梅花流詠讃歌【諸行無常のひびき】⑲
昨年、角川書店の短歌総合誌『短歌』の読者歌壇の選者を担当しました。投稿者の年齢は10代から90代までと幅広く、ひと月に約2500首もの作品が送られてきました。その中から、「特選」「秀逸」「佳作」に選り分けるのですが、見落としはないか、どちらを「特選」にして、どちらを「秀逸」にするかなど、なかなか悩ましいものでもありました。選をしながら思ったのですが、時間を感じる歌に、佳い作品が多かった気がしました。
歌うべき対象を観察するために、対象物に一歩近づく人が多い中にあって、逆に一歩下がる人もいます。近づけば近づくほど、現実的な手触りをもつ歌が出来ますし、一歩下がれば実感の希薄な歌になります。どちらがいいかという話ではありませんが、近づけば近づくほど歌からは時間が失われてゆきます。
私たちが目にしている現実とは、物象そのものではありません。物象とは、現実の表面に過ぎず、物象に「変化」と「永遠の相」を付与しているのは時間です。
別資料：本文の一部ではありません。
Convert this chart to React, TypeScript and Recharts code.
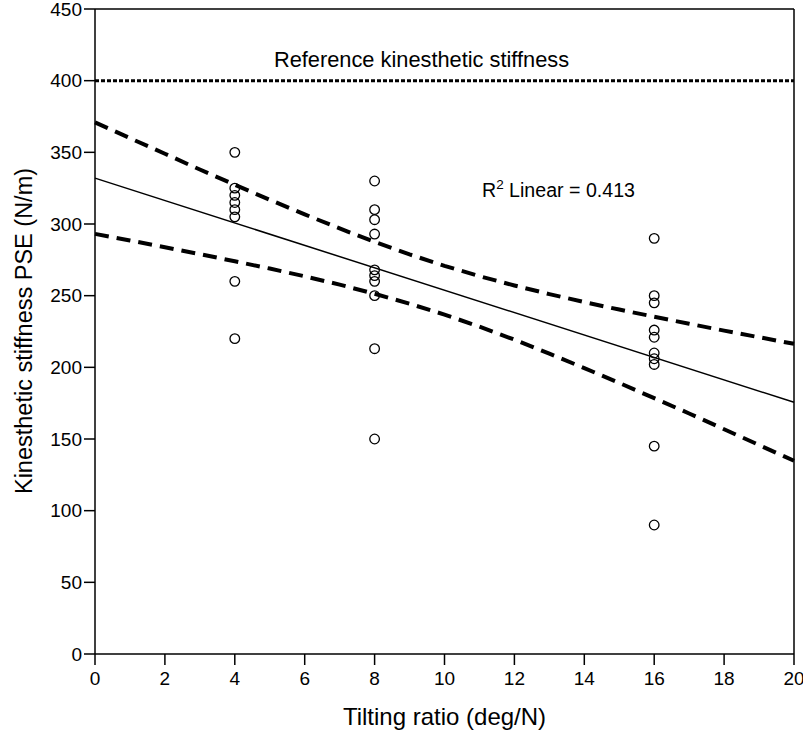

すべての物と現象をつつみ込みながら流れてゆく時間。物象をあらしめて、とどまることなく流れてゆく時間。現実とは物象の姿をした時間なのです。
伝えましうけつぎ来たり有難や
五葉に開く道のひとすじ
「達磨大師御詠歌」の歌詞です。お釈迦さまに始まった仏教は、多くの祖師の苦労によって私たちに伝わってきました。
お釈迦さまから数えて28代目の祖師である達磨大師が中国にわたり、「禅」の教えを伝え、5つの法系に展開されたものの1つが、今の曹洞宗の教えになっています。ここには壮大な時間のドラマがあり、今なおそれが引き継がれていることに驚きを感じます。お釈迦さまや達磨大師の教えはこれからも伝えられていくでしょう。
無常のただ中にあって、禅の教えを実践し、そして尊く生きることこそが、広く教えを伝えてくださった方々への恩返しになるのかも知れません。